Concordo com você, Luiz, no que você define como pensar racionalmente. Não disse o contrário. Aliás até sugeri que é impossível um ser humano ter conhecimento de todas as variáveis para tomar uma decisão.

As pessoas, mesmo inconscientemente, pensam e pesam os efeitos de suas ações, e agem racionalmente por conta disso.

O meu ponto de vista (e continuo convencida dele) é que as decisões humanas não são opções exatas, previsíveis e contáveis e muito menos são necessariamente determinadas por um dado conjunto de fatores.
Vale dizer, um idêntico conjunto de fatores pode produzir efeitos diversos e imprevisíveis nos diversos indivíduos (e levá-los a tomar decisões igualmente diversas).

Além disso, entendo que o fato de se tornar impossível compreender as reações humanas face às mudanças (como colocado por você)não nos autoriza a sair pelo caminho mais fácil de pressupor as escolhas humanas como efeitos necessários de uma dada conjuntura.

Luiz Felipe Amaral disse...

Seus argumentos são bons, Ana. É até prazeiroso discutir com você.

Deixe-me então remendar algumas das minhas afirmações. Eu posso conceder que nem todas condições iguais produzem as mesmas ações em diversos indivíduos. Mas adiciono pelo menos uma das duas alternativas: (1) que mudanças em determinada direção em certas variáveis provocam mudanças na direção de certos comportamentos e os comportamentos mudam na mesma direção para todos, diferindo apenas em magnitude, reconheço que seja proposta um pouco exagerada (talvez tenha até colocado de forma ininteligível). A outra (2) é que mudanças em algumas variáveis provocam sempre o mesmo tipo de mudança de comportamentos, enquanto em outras isso não ocorre.

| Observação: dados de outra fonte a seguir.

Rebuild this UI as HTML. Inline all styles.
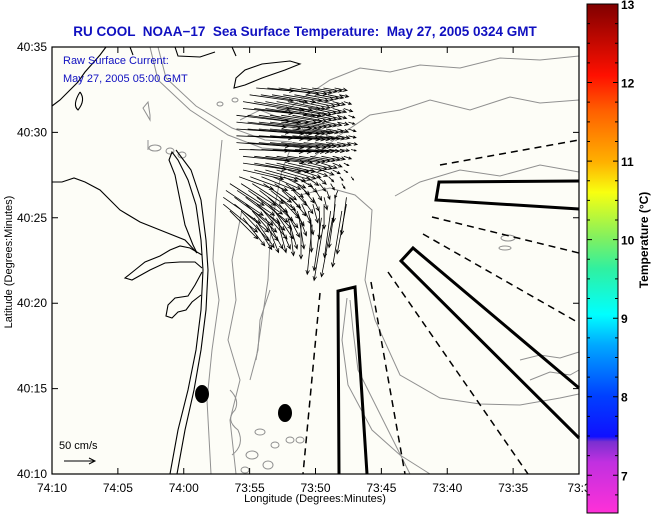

Por fim, deixo uma inquietação que pode até, talvez, responder a isso tudo. Porque não imaginar que o comportamento é determinado por uma parte "previsível", que sempre se comportará de forma semelhante a dadas mudanças, e outra "imprevisível" ou aleatória? Nesse segundo caso, restaria saber se é de fato uma parte aleatória e imprevisível do comportamento humano ou se é uma parte apenas determinada por fatores que não conheçemos ou até não somos capazes de conhecer ou quantificar.